Und ich füge hinzu: Das ist kein einmaliger Akt. Bei Jesus sein, um auf ihn zu hören, von ihm zu lernen, sich von ihm formen zu lassen, und dann aufzubrechen in die Welt. Richtig verstanden ist das eine sich ständig wiederholende Bewegung, ist - so könnte man sagen - der Herzschlag der Kirche. Zu ihm gehört beides: Jesus nahe zu sein, um aufzubrechen zu den Menschen und in die Welt, und wieder bei ihm anzukommen, auszuruhen, zu berichten von dem, was sich ereignet hat, was ich erlebt habe und darin die Welt hinzutragen zu Jesus, um sie mit seiner heilenden Gegenwart in Berührung zu bringen.

Gespräche nach innen - und nach außen

Nur wenn unsere Gespräche in der Kirche und als Kirche von diesem Rhythmus geprägt sind, werden sie fruchtbar, sonst sind sie sinnlos.
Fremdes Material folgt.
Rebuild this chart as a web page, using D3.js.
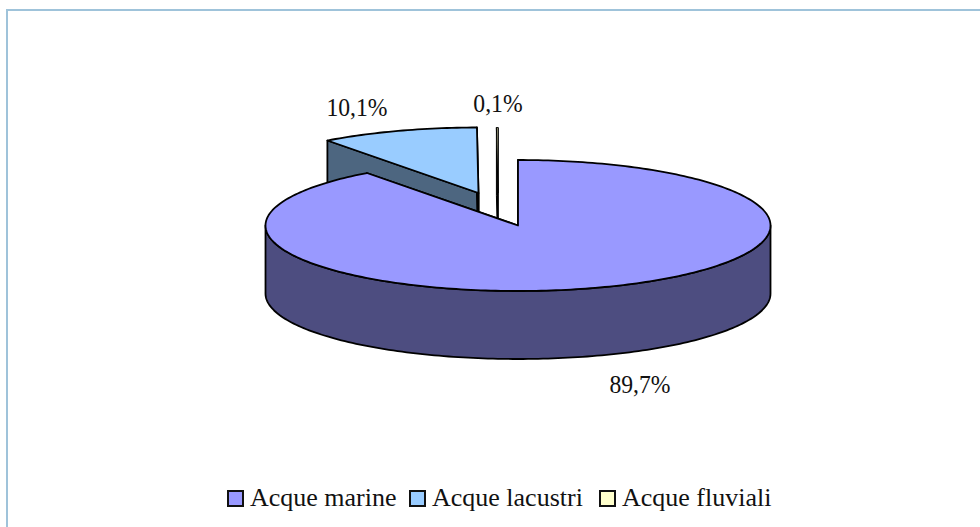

Bleiben unsere Gespräche bloß im Binnenraum, werden sie ihrem Auftrag nicht gerecht. Werden sie nicht mit Jesus, dem lebendigen Wort Gottes, in Berührung gebracht, gleichen sie sich der Welt an und verlieren sich über kurz oder lang.

Der heilige Karl Borromäus hat es bei aller Zeitgebundenheit, der er auch unterworfen war, offensichtlich vermocht, die rechte Balance zu finden zwischen der unerschütterlichen Rückbindung an den Auftrag Jesu einerseits und der Offenheit und Sensibilität für die Weltstunde, in die er gestellt war, andererseits. Bitten wir um seine Fürsprache, dass auch uns die nötige Klarheit, der nötige Mut und die nötige Sensibilität für unseren Auftrag in dieser Zeit gegeben sind. - Und mit uns meine ich nicht nur (rhetorisch) den Bischof, sondern tatsächlich uns alle. Amen.